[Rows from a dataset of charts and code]
......
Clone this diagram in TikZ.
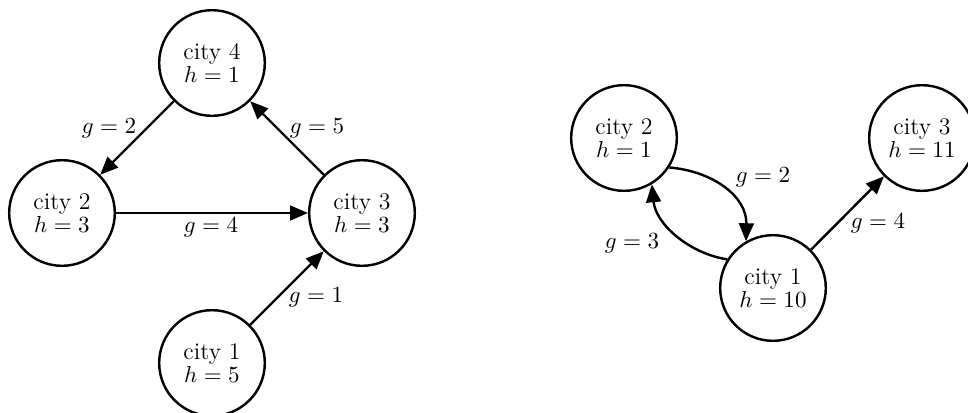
\documentclass[tikz,border=0pt]{standalone}
\usetikzlibrary{arrows.meta}
\begin{document}
\begin{tikzpicture}[x=0.0166667cm, y=-0.0166667cm,
  city/.style={circle, draw, line width=1.15pt, minimum size=1.76cm, inner sep=0pt, align=center, font=\fontsize{11.3}{10.8}\selectfont},
  edge/.style={line width=1.15pt, -{Triangle[length=8.5pt,width=7pt]}},
  lbl/.style={font=\fontsize{11.3}{13}\selectfont, inner sep=0pt}]
\useasboundingbox (0,0) rectangle (968,412);
% left graph
\node[city] (a4) at (212,63) {city 4\\$h = 1$};
\node[city] (a2) at (62,213) {city 2\\$h = 3$};
\node[city] (a3) at (362,213) {city 3\\$h = 3$};
\node[city] (a1) at (212,363) {city 1\\$h = 5$};
\draw[edge] (a4) -- (a2);
\draw[edge] (a3) -- (a4);
\draw[edge] (a2) -- (a3);
\draw[edge] (a1) -- (a3);
\node[lbl] (la2) at (109,128) {$g = 2$};
\node[lbl] (la5) at (317,128) {$g = 5$};
\node[lbl] (la4) at (211,227) {$g = 4$};
\node[lbl] (la1) at (316,297) {$g = 1$};
% right graph
\node[city] (b2) at (624,138) {city 2\\$h = 1$};
\node[city] (b3) at (922,138) {city 3\\$h = 11$};
\node[city] (b1) at (773,288) {city 1\\$h = 10$};
\draw[edge] (b2.-33) .. controls +(45,4) and +(1,-44) .. (b1.120);
\draw[edge] (b1.148) .. controls +(-38,-6) and +(4,40) .. (b2.-59);
\draw[edge] (b1) -- (b3);
\node[lbl] (lb2) at (763,177) {$g = 2$};
\node[lbl] (lb3) at (632,243) {$g = 3$};
\node[lbl] (lb4) at (878,223) {$g = 4$};
\end{tikzpicture}
\end{document}
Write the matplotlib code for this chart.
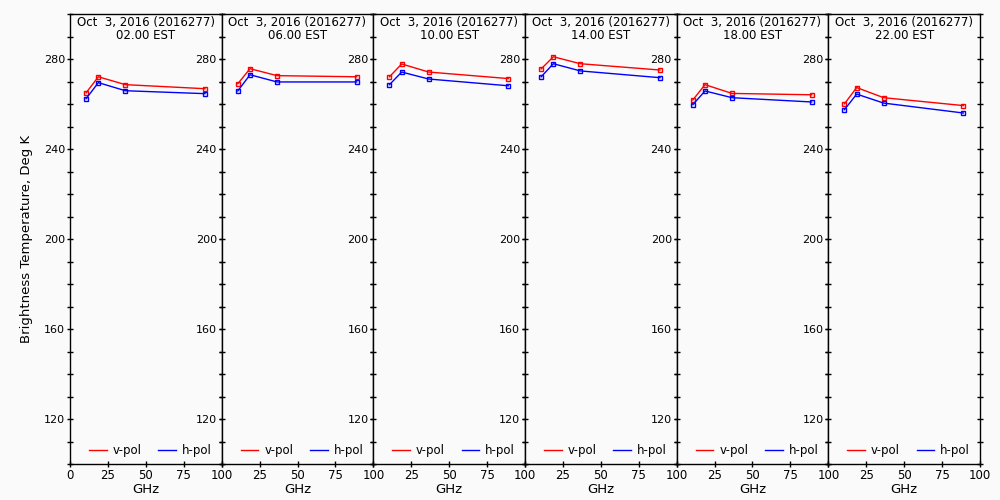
import matplotlib
matplotlib.use('Agg')
import matplotlib.pyplot as plt
from matplotlib.ticker import MultipleLocator
from matplotlib.lines import Line2D

# data ------------------------------------------------------------------
freqs = [10.65, 18.7, 36.5, 89.0]
date_label = 'Oct  3, 2016 (2016277)'
times = ['02.00 EST', '06.00 EST', '10.00 EST', '14.00 EST', '18.00 EST', '22.00 EST']

vpol_02 = [265.0, 272.1, 268.6, 266.8]
hpol_02 = [262.4, 269.5, 265.9, 264.6]
vpol_06 = [269.0, 275.7, 272.6, 272.1]
hpol_06 = [265.8, 273.0, 269.8, 269.8]
vpol_10 = [272.1, 277.8, 274.2, 271.3]
hpol_10 = [268.6, 274.2, 271.1, 268.1]
vpol_14 = [275.6, 281.0, 277.9, 275.1]
hpol_14 = [272.1, 277.9, 274.7, 271.7]
vpol_18 = [261.8, 268.6, 264.7, 264.1]
hpol_18 = [259.7, 265.8, 262.8, 260.9]
vpol_22 = [260.1, 267.3, 262.8, 259.3]
hpol_22 = [257.5, 264.4, 260.4, 256.0]

vpol = [vpol_02, vpol_06, vpol_10, vpol_14, vpol_18, vpol_22]
hpol = [hpol_02, hpol_06, hpol_10, hpol_14, hpol_18, hpol_22]
# -----------------------------------------------------------------------

bg = '#fafafa'
fig = plt.figure(figsize=(10, 5), dpi=100, facecolor=bg)
left, right, bottom, top = 0.07, 0.98, 0.072, 0.972
w = (right - left) / 6

handles = [Line2D([], [], color='red', lw=1), Line2D([], [], color='blue', lw=1)]

for i in range(6):
    ax = fig.add_axes([left + i * w, bottom, w, top - bottom], facecolor=bg)
    ax.plot(freqs, vpol[i], color='red', lw=1, marker='s', ms=3.5, mfc='none', mew=1)
    ax.plot(freqs, hpol[i], color='blue', lw=1, marker='s', ms=3.5, mfc='none', mew=1)
    ax.set_xlim(0, 100)
    ax.set_ylim(100, 300)
    ax.xaxis.set_major_locator(MultipleLocator(25))
    first = (i == 0)
    # neighbouring panels share an edge, so only the first one shows "0"
    ax.xaxis.set_major_formatter(plt.FuncFormatter(
        lambda v, p, first=first: '' if (v == 0 and not first) else '%d' % v))
    ax.yaxis.set_major_locator(MultipleLocator(40))
    ax.yaxis.set_major_formatter(plt.FuncFormatter(
        lambda v, p: '%d' % v if 110 <= v <= 290 else ''))
    ax.yaxis.set_minor_locator(MultipleLocator(10))
    ax.tick_params(axis='y', which='both', direction='inout', length=5, width=1,
                   left=True, right=True, labelleft=True, labelright=False,
                   labelsize=8, pad=1)
    ax.tick_params(axis='x', direction='inout', length=5, width=1, top=False,
                   labelsize=8.5, pad=1)
    for s in ax.spines.values():
        s.set_linewidth(1)
    ax.set_xlabel('GHz', fontsize=9.5, labelpad=1)
    ax.text(0.5, 0.995, date_label + '\n' + times[i], transform=ax.transAxes,
            ha='center', va='top', fontsize=8.5, linespacing=0.95)
    ax.legend(handles, ['v-pol', 'h-pol'], loc='lower center', ncol=2,
              frameon=False, fontsize=8.5, handlelength=1.5, columnspacing=1.4,
              handletextpad=0.5, borderaxespad=0.2, bbox_to_anchor=(0.53, 0.0))
    if first:
        ax.set_ylabel('Brightness Temperature, Deg K', fontsize=9.5)
        ax.yaxis.set_label_coords(-0.245, 0.5)

fig.savefig('out.png', dpi=100, facecolor=bg)
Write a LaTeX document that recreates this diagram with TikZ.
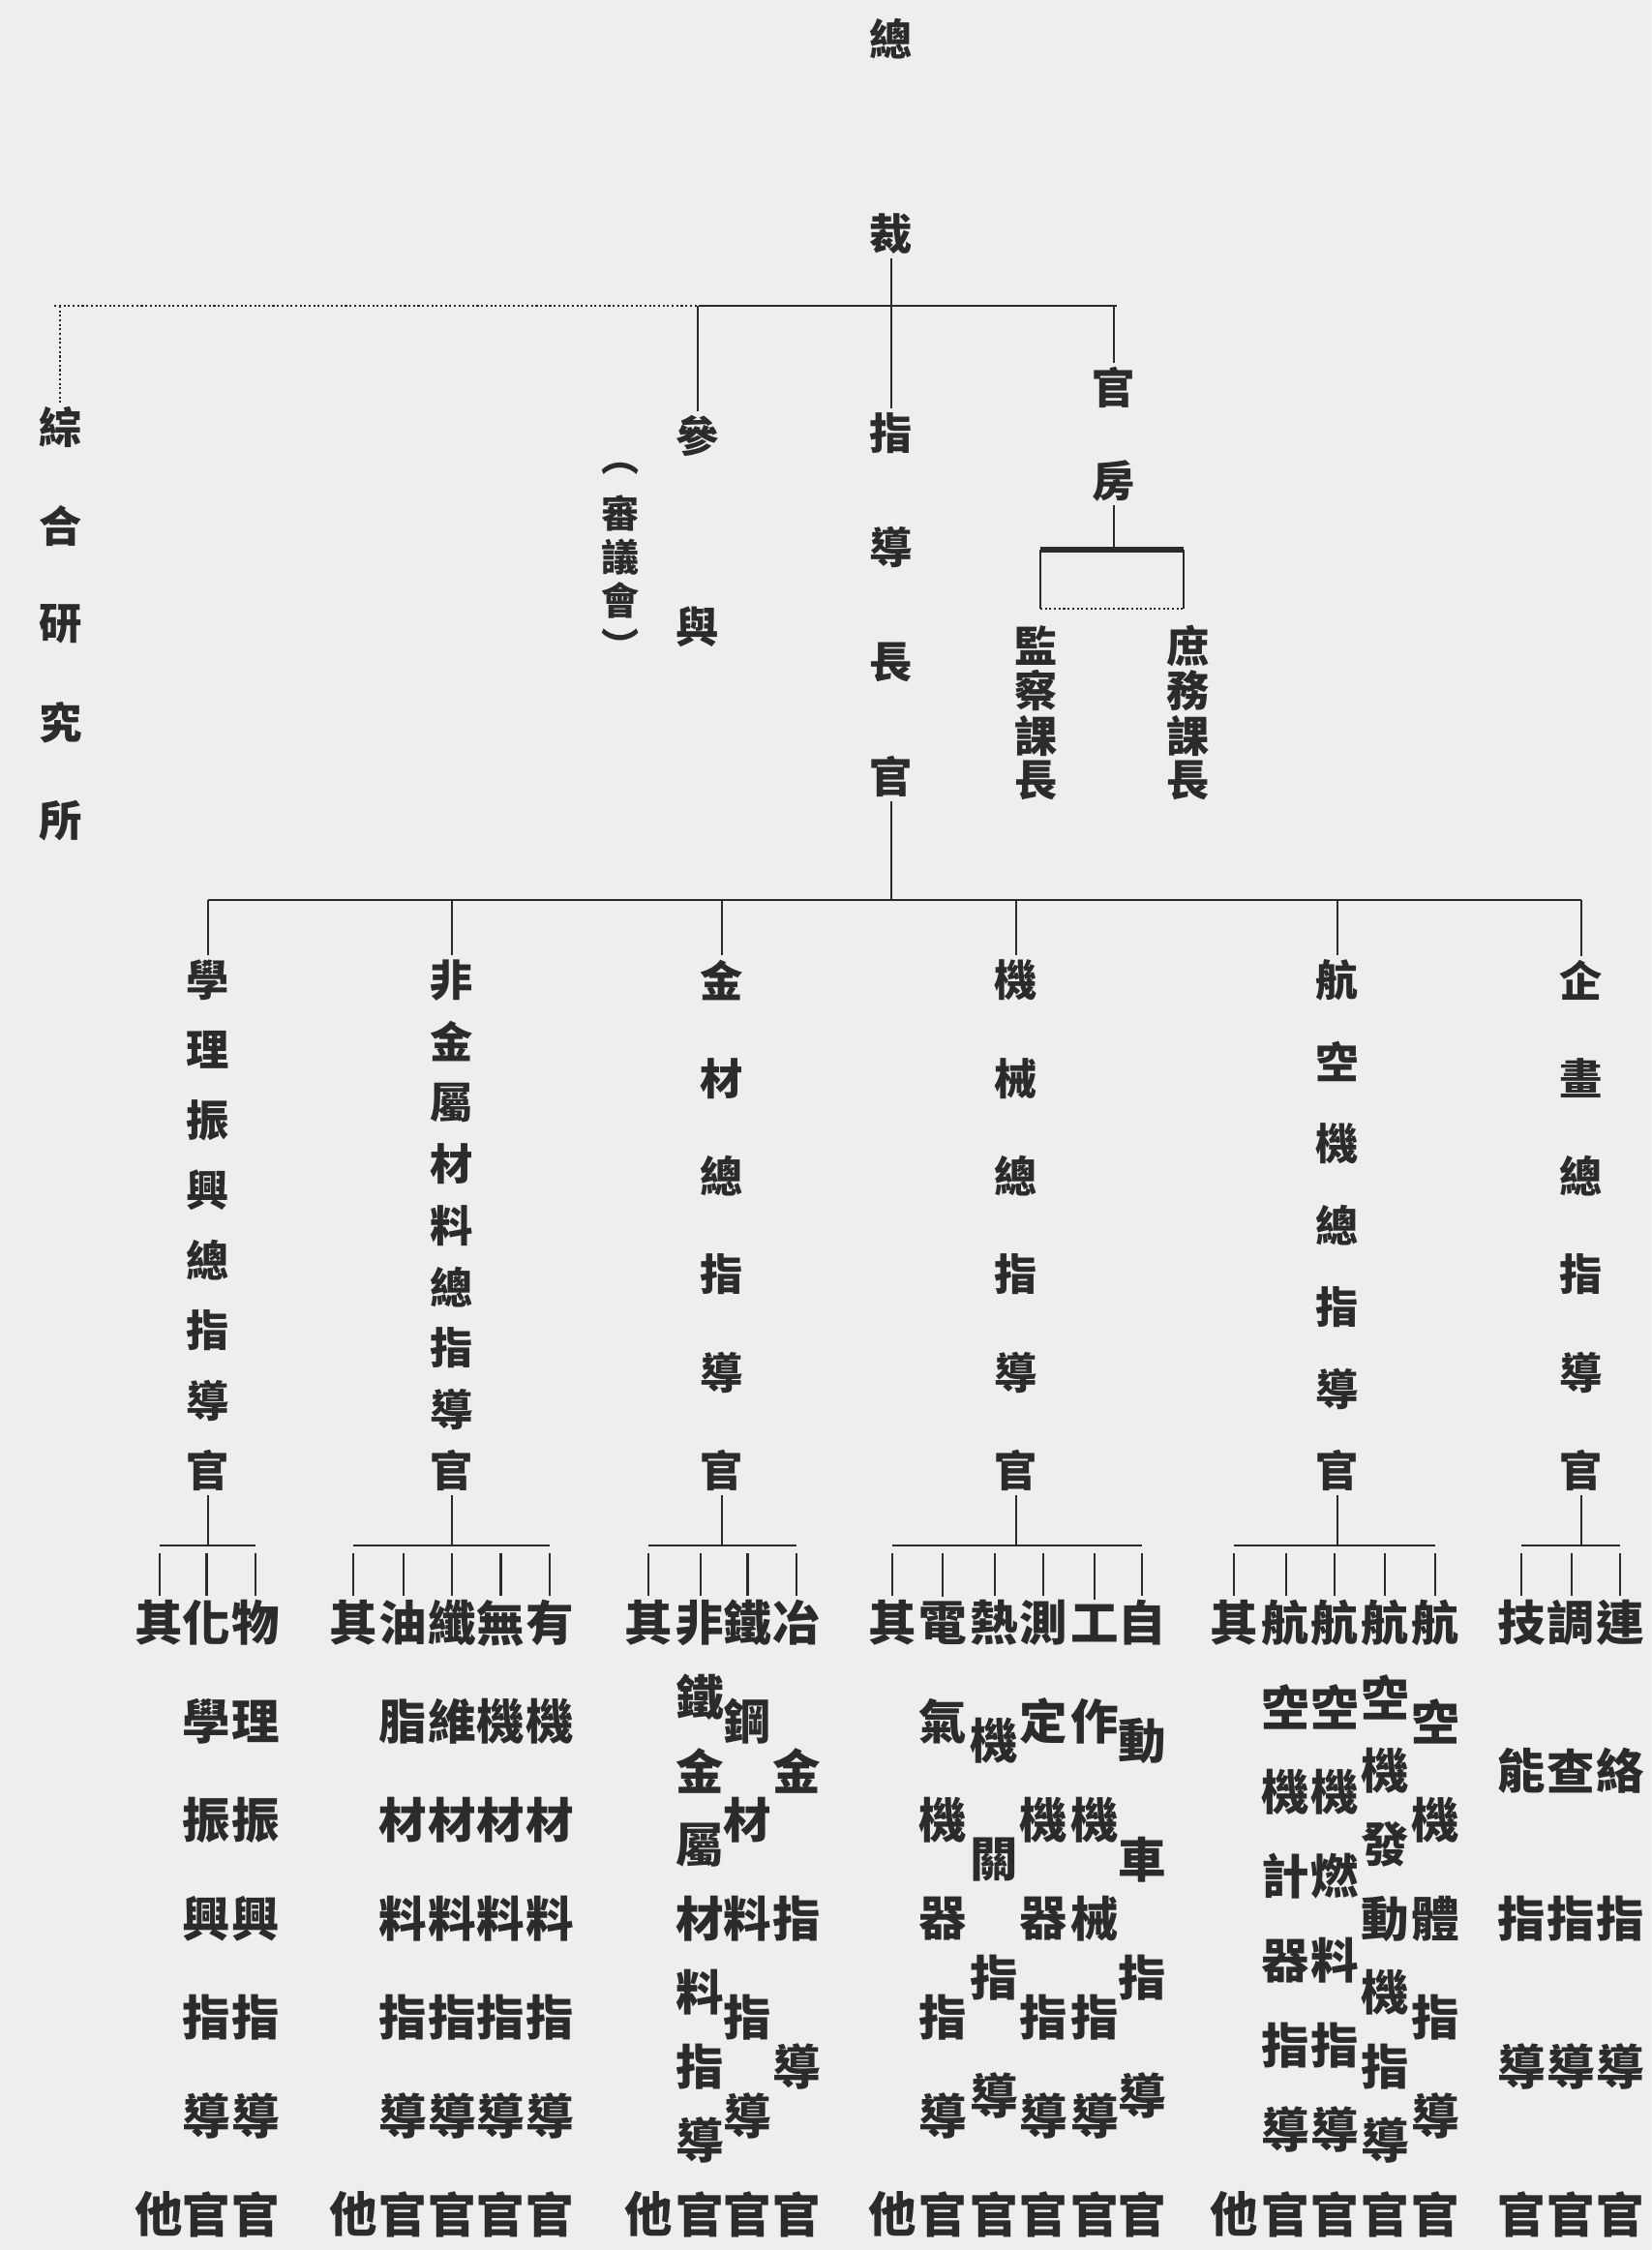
......
_Work required_
Restate the entire listing word for word, excluding pictures.

_Reply_
Clone this diagram in TikZ.
\documentclass[tikz,border=0pt]{standalone}
\usetikzlibrary{arrows.meta}
\begin{document}
\begin{tikzpicture}[x=0.0166667cm, y=-0.0166667cm,
  city/.style={circle, draw, line width=1.15pt, minimum size=1.76cm, inner sep=0pt, align=center, font=\fontsize{11.3}{10.8}\selectfont},
  edge/.style={line width=1.15pt, -{Triangle[length=8.5pt,width=7pt]}},
  lbl/.style={font=\fontsize{11.3}{13}\selectfont, inner sep=0pt}]
\useasboundingbox (0,0) rectangle (968,412);
% left graph
\node[city] (a4) at (212,63) {city 4\\$h = 1$};
\node[city] (a2) at (62,213) {city 2\\$h = 3$};
\node[city] (a3) at (362,213) {city 3\\$h = 3$};
\node[city] (a1) at (212,363) {city 1\\$h = 5$};
\draw[edge] (a4) -- (a2);
\draw[edge] (a3) -- (a4);
\draw[edge] (a2) -- (a3);
\draw[edge] (a1) -- (a3);
\node[lbl] (la2) at (109,128) {$g = 2$};
\node[lbl] (la5) at (317,128) {$g = 5$};
\node[lbl] (la4) at (211,227) {$g = 4$};
\node[lbl] (la1) at (316,297) {$g = 1$};
% right graph
\node[city] (b2) at (624,138) {city 2\\$h = 1$};
\node[city] (b3) at (922,138) {city 3\\$h = 11$};
\node[city] (b1) at (773,288) {city 1\\$h = 10$};
\draw[edge] (b2.-33) .. controls +(45,4) and +(1,-44) .. (b1.120);
\draw[edge] (b1.148) .. controls +(-38,-6) and +(4,40) .. (b2.-59);
\draw[edge] (b1) -- (b3);
\node[lbl] (lb2) at (763,177) {$g = 2$};
\node[lbl] (lb3) at (632,243) {$g = 3$};
\node[lbl] (lb4) at (878,223) {$g = 4$};
\end{tikzpicture}
\end{document}
Write the matplotlib code for this chart.
import matplotlib
matplotlib.use('Agg')
import matplotlib.pyplot as plt
from matplotlib.ticker import MultipleLocator
from matplotlib.lines import Line2D

# data ------------------------------------------------------------------
freqs = [10.65, 18.7, 36.5, 89.0]
date_label = 'Oct  3, 2016 (2016277)'
times = ['02.00 EST', '06.00 EST', '10.00 EST', '14.00 EST', '18.00 EST', '22.00 EST']

vpol_02 = [265.0, 272.1, 268.6, 266.8]
hpol_02 = [262.4, 269.5, 265.9, 264.6]
vpol_06 = [269.0, 275.7, 272.6, 272.1]
hpol_06 = [265.8, 273.0, 269.8, 269.8]
vpol_10 = [272.1, 277.8, 274.2, 271.3]
hpol_10 = [268.6, 274.2, 271.1, 268.1]
vpol_14 = [275.6, 281.0, 277.9, 275.1]
hpol_14 = [272.1, 277.9, 274.7, 271.7]
vpol_18 = [261.8, 268.6, 264.7, 264.1]
hpol_18 = [259.7, 265.8, 262.8, 260.9]
vpol_22 = [260.1, 267.3, 262.8, 259.3]
hpol_22 = [257.5, 264.4, 260.4, 256.0]

vpol = [vpol_02, vpol_06, vpol_10, vpol_14, vpol_18, vpol_22]
hpol = [hpol_02, hpol_06, hpol_10, hpol_14, hpol_18, hpol_22]
# -----------------------------------------------------------------------

bg = '#fafafa'
fig = plt.figure(figsize=(10, 5), dpi=100, facecolor=bg)
left, right, bottom, top = 0.07, 0.98, 0.072, 0.972
w = (right - left) / 6

handles = [Line2D([], [], color='red', lw=1), Line2D([], [], color='blue', lw=1)]

for i in range(6):
    ax = fig.add_axes([left + i * w, bottom, w, top - bottom], facecolor=bg)
    ax.plot(freqs, vpol[i], color='red', lw=1, marker='s', ms=3.5, mfc='none', mew=1)
    ax.plot(freqs, hpol[i], color='blue', lw=1, marker='s', ms=3.5, mfc='none', mew=1)
    ax.set_xlim(0, 100)
    ax.set_ylim(100, 300)
    ax.xaxis.set_major_locator(MultipleLocator(25))
    first = (i == 0)
    # neighbouring panels share an edge, so only the first one shows "0"
    ax.xaxis.set_major_formatter(plt.FuncFormatter(
        lambda v, p, first=first: '' if (v == 0 and not first) else '%d' % v))
    ax.yaxis.set_major_locator(MultipleLocator(40))
    ax.yaxis.set_major_formatter(plt.FuncFormatter(
        lambda v, p: '%d' % v if 110 <= v <= 290 else ''))
    ax.yaxis.set_minor_locator(MultipleLocator(10))
    ax.tick_params(axis='y', which='both', direction='inout', length=5, width=1,
                   left=True, right=True, labelleft=True, labelright=False,
                   labelsize=8, pad=1)
    ax.tick_params(axis='x', direction='inout', length=5, width=1, top=False,
                   labelsize=8.5, pad=1)
    for s in ax.spines.values():
        s.set_linewidth(1)
    ax.set_xlabel('GHz', fontsize=9.5, labelpad=1)
    ax.text(0.5, 0.995, date_label + '\n' + times[i], transform=ax.transAxes,
            ha='center', va='top', fontsize=8.5, linespacing=0.95)
    ax.legend(handles, ['v-pol', 'h-pol'], loc='lower center', ncol=2,
              frameon=False, fontsize=8.5, handlelength=1.5, columnspacing=1.4,
              handletextpad=0.5, borderaxespad=0.2, bbox_to_anchor=(0.53, 0.0))
    if first:
        ax.set_ylabel('Brightness Temperature, Deg K', fontsize=9.5)
        ax.yaxis.set_label_coords(-0.245, 0.5)

fig.savefig('out.png', dpi=100, facecolor=bg)
Write a LaTeX document that recreates this diagram with TikZ.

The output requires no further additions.